If you search the Irish media in the run up to the Mayday protests
you will probably not find a single mention of the ERT outside of
the business pages. While the press spokespeople for the Dublin
Grassroots Network have to answer endless questions about a
non-existent riot plan no journalist seemed to be interested in
what we had to say about the ERT. Whether this is a product of
the EU success in making their documents so boring and
jargonised that people turn off at the first mention of EU policy,
or whether its due to the fact that those who own and control the
media are wealthy fellow travelers of the corporation bosses is
something we can only speculate on.

Perhaps we are picking on the ERT too much? It's estimated that
Brussels hosts some 500 industry lobby groups employing some
10,000 professional lobbyists. 1999 for instance saw a
multi-million Euro lobbying campaign by the biotech companies
which saw the introduction of the industry friendly 'Patents on
life' directive. Changes to Article 133 was one of the key issues of
the Nice treaty (but one ignored by the media). According to
ATTAC - Ireland, "a BBC "Newsnight" investigation revealed
that industry chiefs of the services lobby-group, the European
Services Forum, held exclusive meetings with the EU's Article
133 Committee, which sets the European Commission's trade
policies. The Article 133 Committee's deliberations are
supposedly confidential. All other social partners, trade unions,
Civil society NGO's, small business organisations are excluded
from these meetings."[5]

The point here is that EU decisions are driven not by the needs of
the people of Europe but by the wishes of the European based
corporations. These corporations produce drafts that are later
turned into EU policy and then the follow the implementation of
these drafts and issue 'end of term' reports. Because this process
is more distance and obscure then the identical process that
occurs at the national level the vast majority of the population are
unaware that this is even happening.

The Europe Union being built from above can never satisfy the
needs of the European working class. Any system constructed in
this manner will always end up serving the bosses. We need a
Europe built from below.

Andrew Flood (May 2004)

1 http://www.ert.be/pc/pcb/encb00.htm, in their letter to Bertie
Ahern, Spring 2004 they citied a turnover of 1,400 billion.

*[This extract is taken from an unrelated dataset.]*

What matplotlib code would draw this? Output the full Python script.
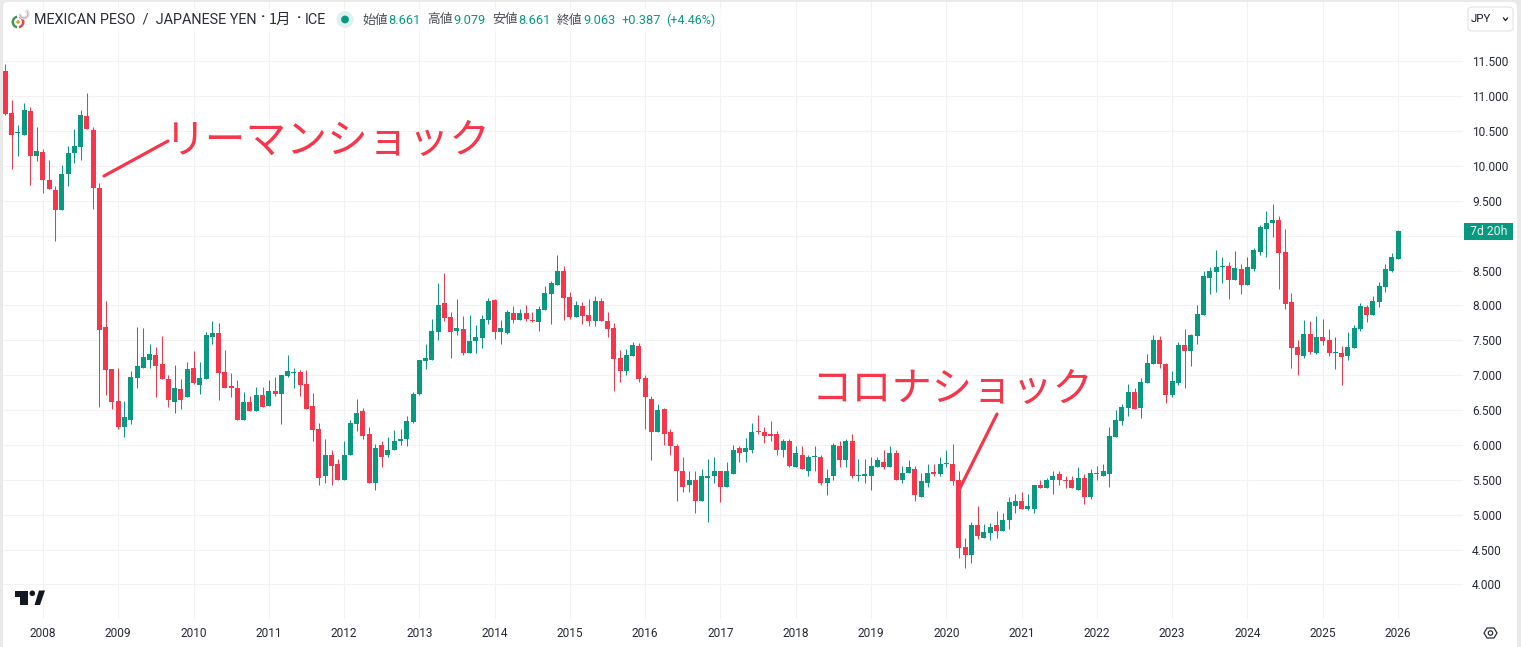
import numpy as np
import matplotlib
matplotlib.use("Agg")
import matplotlib.pyplot as plt
from matplotlib.patches import FancyBboxPatch, Polygon, Circle, Rectangle, Wedge
from matplotlib.lines import Line2D

plt.rcParams['font.family'] = ['Noto Sans CJK JP', 'DejaVu Sans']

opens = [11.36,10.76,10.47,10.45,10.79,10.15,10.20,9.80,9.66,9.37,9.88,10.18,10.27,10.72,10.52,9.68,
 7.69,7.09,6.63,6.25,6.36,6.96,7.10,7.22,7.29,7.16,6.95,6.62,6.80,6.68,7.10,6.86,6.95,7.55,7.60,7.05,
 6.83,6.82,6.36,6.62,6.48,6.72,6.56,6.78,6.73,6.99,7.03,7.05,6.88,6.56,6.23,5.55,5.86,5.72,5.49,5.85,
 6.30,6.49,6.15,5.46,6.00,5.86,5.92,6.05,6.09,6.33,6.73,7.20,7.22,7.62,8.03,7.83,7.63,7.66,7.32,7.49,
 7.53,7.79,8.08,7.62,7.60,7.89,7.79,7.89,7.79,7.76,7.93,8.16,8.30,8.50,8.12,7.83,7.99,7.86,7.78,8.06,
 7.78,7.68,7.25,7.06,7.28,7.42,6.96,6.66,6.18,6.52,6.18,5.99,5.63,5.42,5.49,5.20,5.52,5.55,5.62,5.39,
 5.58,5.95,5.90,5.93,6.19,6.18,6.15,6.16,5.92,6.05,5.69,5.85,5.63,5.82,5.83,5.45,5.55,5.98,5.78,6.06,
 5.55,5.56,5.56,5.68,5.76,5.68,5.88,5.49,5.60,5.66,5.26,5.46,5.60,5.58,5.72,5.73,5.50,4.53,4.42,4.85,
 4.66,4.73,4.85,4.76,4.92,5.13,5.19,5.08,5.08,5.42,5.38,5.49,5.58,5.50,5.49,5.36,5.53,5.25,5.60,5.55,
 5.59,6.12,6.35,6.53,6.76,6.53,6.89,7.16,7.50,7.16,6.72,6.89,7.43,7.35,7.56,7.86,8.40,8.48,8.55,8.56,
 8.36,8.52,8.29,8.52,8.76,9.10,9.18,9.23,8.76,8.05,7.40,7.28,7.59,7.32,7.55,7.50,7.32,7.32,7.28,7.39,
 7.66,7.98,7.86,8.05,8.26,8.50,8.661]
highs = [11.46,10.95,10.59,10.90,10.85,10.56,10.25,10.09,9.72,10.02,10.28,10.53,10.80,11.05,10.56,9.75,
 8.06,7.09,7.10,6.63,7.06,7.69,7.68,7.45,7.40,7.56,7.00,7.15,6.95,7.19,7.35,7.19,7.62,7.78,7.75,7.36,
 7.03,6.93,6.76,6.70,6.83,6.83,6.93,6.98,7.00,7.29,7.10,7.08,7.08,6.75,6.32,6.09,5.93,5.80,6.05,6.36,
 6.66,6.53,6.26,6.02,6.05,6.12,6.22,6.23,6.42,6.76,7.22,7.45,7.80,8.32,8.46,7.90,8.09,7.85,7.86,7.72,
 7.86,8.10,8.09,7.79,7.93,7.99,7.95,8.00,7.90,7.99,8.28,8.35,8.73,8.56,8.20,8.06,8.05,8.09,8.13,8.10,
 7.91,7.75,7.36,7.38,7.48,7.46,7.00,6.70,6.58,6.53,6.23,6.02,5.82,5.62,5.62,5.66,5.80,5.83,5.63,5.76,
 6.00,5.99,6.10,6.32,6.43,6.26,6.35,6.20,6.08,6.08,5.98,5.99,5.86,5.98,5.86,5.66,6.03,6.05,6.09,6.16,
 5.80,5.80,5.82,5.83,5.92,5.98,5.92,5.70,5.78,5.70,5.60,5.73,5.73,5.82,5.92,6.02,5.62,4.66,4.89,5.12,
 4.86,4.88,5.05,5.03,5.25,5.29,5.32,5.30,5.43,5.49,5.53,5.62,5.63,5.56,5.55,5.68,5.59,5.66,5.70,5.72,
 6.25,6.50,6.59,6.88,6.82,6.96,7.30,7.58,7.56,7.18,7.06,7.48,7.66,7.59,8.00,8.49,8.55,8.79,8.70,8.62,
 8.78,8.59,8.69,8.83,9.16,9.35,9.46,9.29,9.10,8.18,7.50,7.79,7.78,7.85,7.81,7.66,7.55,7.42,7.62,7.72,
 8.03,8.00,8.13,8.33,8.60,8.75,9.079]
lows = [10.73,9.95,10.14,10.45,9.73,10.07,9.61,9.67,8.92,9.37,9.71,10.05,10.08,10.53,9.39,6.55,
 6.72,6.52,6.23,6.12,6.30,6.82,7.10,7.10,6.68,6.95,6.55,6.46,6.52,6.68,6.88,6.73,6.95,7.45,6.65,6.82,
 6.68,6.36,6.36,6.49,6.48,6.55,6.56,6.70,6.30,6.98,6.82,6.70,6.52,6.06,5.42,5.46,5.43,5.49,5.49,5.85,
 6.20,6.09,5.46,5.36,5.69,5.82,5.92,6.00,5.98,6.32,6.72,7.09,7.22,7.50,7.78,7.25,7.58,7.29,7.32,7.32,
 7.39,7.73,7.52,7.45,7.59,7.75,7.79,7.78,7.76,7.63,7.93,7.73,8.30,7.79,7.80,7.83,7.73,7.70,7.70,7.78,
 7.55,6.78,6.90,7.00,7.28,6.90,6.23,5.78,6.18,6.00,5.86,5.20,5.32,5.32,5.03,5.20,4.89,5.46,5.18,5.39,
 5.58,5.76,5.75,5.88,6.16,6.03,6.05,5.85,5.83,5.68,5.69,5.65,5.56,5.63,5.42,5.28,5.49,5.69,5.68,5.52,
 5.48,5.46,5.36,5.68,5.66,5.68,5.49,5.45,5.60,5.20,5.26,5.39,5.56,5.56,5.68,5.43,4.38,4.23,4.30,4.65,
 4.66,4.63,4.66,4.76,4.80,5.03,5.08,5.06,5.03,5.38,5.38,5.30,5.42,5.38,5.38,5.35,5.15,5.23,5.50,5.55,
 5.39,6.12,6.28,6.42,6.52,6.39,6.89,7.16,7.10,6.60,6.68,6.86,6.82,7.13,7.45,7.86,8.16,8.19,8.32,8.09,
 8.36,8.16,8.29,8.50,8.72,8.69,8.98,8.23,7.95,7.10,7.00,7.25,7.30,7.30,7.43,7.28,7.09,6.86,7.22,7.39,
 7.63,7.76,7.86,7.98,8.19,8.48,8.661]
closes = [10.75,10.45,10.48,10.80,10.15,10.22,9.80,9.67,9.37,9.89,10.19,10.28,10.73,10.53,9.68,7.65,
 7.08,6.61,6.25,6.40,6.98,7.13,7.26,7.30,7.13,6.95,6.65,6.82,6.65,7.09,6.89,6.96,7.58,7.60,7.03,6.82,
 6.82,6.36,6.62,6.49,6.72,6.55,6.78,6.73,7.00,7.06,7.05,6.86,6.52,6.22,5.52,5.86,5.70,5.49,5.86,6.32,
 6.46,6.13,5.46,5.96,5.83,5.93,6.06,6.09,6.35,6.73,7.22,7.25,7.63,8.00,7.82,7.62,7.68,7.32,7.49,7.55,
 7.80,8.06,7.62,7.68,7.90,7.79,7.89,7.80,7.78,7.95,8.18,8.32,8.50,8.10,7.83,8.00,7.85,7.78,8.06,7.78,
 7.66,7.23,7.06,7.29,7.43,6.95,6.68,6.19,6.50,6.16,5.98,5.63,5.40,5.50,5.20,5.56,5.56,5.63,5.40,5.62,
 5.92,5.89,5.95,6.19,6.18,6.13,6.13,5.92,6.05,5.70,5.88,5.65,5.83,5.83,5.45,5.53,6.00,5.79,6.05,5.55,
 5.56,5.58,5.70,5.78,5.68,5.88,5.49,5.60,5.68,5.28,5.48,5.60,5.59,5.72,5.73,5.48,4.52,4.42,4.85,4.69,
 4.75,4.82,4.76,4.93,5.18,5.19,5.08,5.12,5.42,5.38,5.49,5.56,5.49,5.48,5.38,5.53,5.26,5.60,5.58,5.63,
 6.13,6.36,6.55,6.76,6.52,6.90,7.18,7.50,7.16,6.72,6.92,7.43,7.35,7.58,7.88,8.42,8.49,8.55,8.56,8.36,
 8.53,8.29,8.55,8.80,9.12,9.18,9.23,8.75,8.02,7.39,7.29,7.59,7.33,7.55,7.49,7.32,7.33,7.26,7.40,7.68,
 7.99,7.86,8.06,8.28,8.52,8.69,9.063]

years = list(range(2008, 2027))
price_ticks = [4.0, 4.5, 5.0, 5.5, 6.0, 6.5, 7.0, 7.5, 8.0, 8.5, 9.0, 9.5, 10.0, 10.5, 11.0, 11.5]
hidden_price_label = 9.0
title = "MEXICAN PESO  /  JAPANESE YEN"
ohlc_labels = ["始値", "高値", "安値", "終値"]
ohlc_values = ["8.661", "9.079", "8.661", "9.063"]
change_text = "+0.387"
pct_text = "(+4.46%)"
countdown = "7d 20h"

GREEN = "#089981"
RED = "#f6364a"
GRID = "#f2f2f3"
TXT = "#131722"
W, H = 1521, 647

fig = plt.figure(figsize=(W/100, H/100), dpi=100, facecolor="#e9e9ea")

# page panel
bg = fig.add_axes([0, 0, 1, 1], zorder=0)
bg.set_xlim(0, W); bg.set_ylim(H, 0); bg.axis("off")
bg.add_patch(FancyBboxPatch((7, 6), 1506, 660, boxstyle="round,pad=4,rounding_size=5",
                            fc="white", ec="none"))

# price pane: pixel box 3..1463 x 2..619
L, R, T, B = 3, 1463, 2, 619
ax = fig.add_axes([L/W, 1-B/H, (R-L)/W, (B-T)/H], zorder=1)
ax.patch.set_alpha(0)
x = np.arange(len(opens))
step = 6.2735
x0 = 5.3
ax.set_xlim((L-x0)/step, (R-x0)/step)
scale = 69.73
ax.set_ylim(11.5-(B-61.4)/scale, 11.5-(T-61.4)/scale)
for s in ax.spines.values():
    s.set_visible(False)

o, h, l, c = map(np.array, (opens, highs, lows, closes))
up = c >= o
cols = np.where(up, GREEN, RED)
ax.vlines(x, l, h, colors=cols, linewidth=0.74, zorder=3)
ax.bar(x, np.maximum(np.abs(c-o), 0.018), bottom=np.minimum(o, c), width=5/step,
       color=cols, linewidth=0, zorder=4)

year_pos = [(y-2007)*12-6 for y in years]
ax.set_xticks(year_pos)
ax.set_xticklabels([str(y) for y in years], fontsize=8.6, color=TXT, family="Roboto", alpha=0.92)
ax.set_yticks(price_ticks)
ax.set_yticklabels(["" if p == hidden_price_label else f"{p:.3f}" for p in price_ticks],
                   fontsize=8.6, color=TXT, family="Roboto", alpha=0.92)
ax.yaxis.tick_right()
ax.tick_params(axis="both", length=0)
ax.tick_params(axis="y", pad=6.6)
ax.tick_params(axis="x", pad=5.6)
ax.grid(True, color=GRID, linewidth=0.75, zorder=0)
ax.set_axisbelow(True)

# overlay in pixels for chart chrome and annotations
ov = fig.add_axes([0, 0, 1, 1], zorder=5)
ov.set_xlim(0, W); ov.set_ylim(H, 0); ov.axis("off"); ov.patch.set_alpha(0)

def text(px, py, s, **kw):
    kw.setdefault("va", "center"); kw.setdefault("ha", "left")
    return ov.text(px, py, s, **kw)

# Annotations
ov.add_line(Line2D([104, 168], [176, 141], color=RED, lw=2.3, solid_capstyle="round"))
ov.add_line(Line2D([958, 997], [492, 414], color=RED, lw=2.3, solid_capstyle="round"))
text(164, 141, "リーマンショック", fontsize=29.3, color=RED, family="Noto Sans CJK JP")
text(812, 389, "コロナショック", fontsize=29.0, color=RED, family="Noto Sans CJK JP")

# Header legend
ov.add_patch(Rectangle((4, 9), 720, 22, fc="white", ec="none", alpha=0.75))
ov.add_patch(Wedge((18, 22), 6.5, 100, 260, fc="#3b9a5a", ec="none", width=2.5))
ov.add_patch(Wedge((18, 22), 6.5, -80, 80, fc="#e8483f", ec="none", width=2.5))
ov.add_patch(Circle((18, 22), 1.8, fc="#e0a030", ec="none"))
ov.add_patch(Wedge((24, 14), 5, -60, 180, fc="#e86a60", ec="#e6e6f0", lw=1, width=2))
text(34, 20, title, fontsize=10.4, color=TXT, family="Roboto", alpha=0.9)
text(260.5, 17, "·", fontsize=11, color=TXT, family="Roboto", fontweight="bold")
text(269, 20, "1月", fontsize=10.4, color=TXT, family="Noto Sans CJK JP", alpha=0.9)
text(296.5, 18.5, "·", fontsize=11, color=TXT, family="Roboto", fontweight="bold")
text(305, 20, "ICE", fontsize=10.4, color=TXT, family="Roboto", alpha=0.9)
ov.add_patch(Circle((345, 19.5), 8.5, fc="#dff1ee", ec="none"))
ov.add_patch(Circle((345, 19.5), 3.9, fc=GREEN, ec="none"))
label_x = [362, 427, 492, 557]
value_x = [388.5, 453.5, 518.5, 583.5]
for lx, vx, lab, val in zip(label_x, value_x, ohlc_labels, ohlc_values):
    text(lx, 20, lab, fontsize=9.2, color="#4a4d55", family="Noto Sans CJK JP")
    text(vx, 20, val, fontsize=9.2, color=GREEN, family="Roboto")
text(622, 20, change_text, fontsize=9.2, color=GREEN, family="Roboto")
text(666, 20, pct_text, fontsize=9.0, color=GREEN, family="Roboto")

# Currency button
ov.add_patch(FancyBboxPatch((1470, 9), 41, 20, boxstyle="round,pad=2,rounding_size=4",
                            fc="white", ec="#e3e3e6", lw=0.8))
text(1471, 18.5, "JPY", fontsize=8.2, color=TXT, family="Roboto")
ov.add_line(Line2D([1503.5, 1505.5, 1507.5], [18, 20.5, 18], color=TXT, lw=0.9))

# Countdown tag
ov.add_patch(Rectangle((1464, 223), 49, 17, fc=GREEN, ec="none"))
text(1489, 231.5, countdown, fontsize=8.8, color="#e6f4f1", family="Roboto", ha="center")

# TradingView mark
ov.add_patch(Polygon([(15, 590.5), (28, 590.5), (28, 605), (20, 605), (20, 597), (15, 597)], fc="#131722", ec="none"))
ov.add_patch(Circle((32.3, 593.3), 2.8, fc="#131722", ec="none"))
ov.add_patch(Polygon([(39, 590.5), (45, 590.5), (40, 605), (34.5, 605)], fc="#131722", ec="none"))

# Settings hexagon
ov.add_patch(Polygon([(1484, 633), (1487, 628), (1494, 628), (1497, 633), (1494, 638), (1487, 638)],
                     fc="none", ec="#2a2e39", lw=0.9, joinstyle="round"))
ov.add_patch(Circle((1490.5, 633), 2.2, fc="none", ec="#2a2e39", lw=0.9))

fig.savefig("out.png", dpi=100, facecolor=fig.get_facecolor())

3 Barcelona European Council, 15-16 March 2002: Presidency
conclusions, online at

4 Will European Governments in Barcelona

keep their Lisbon promises? Message from the European Round
Table of Industrialists to the Barcelona European Council, March
2002, online at

5 Conor O'Brien, ATTAC Ireland, Submission to the Forum on
Europe, 1st December 2001, online at

This text is from the pamphlet 'Whats wrong with the EU'.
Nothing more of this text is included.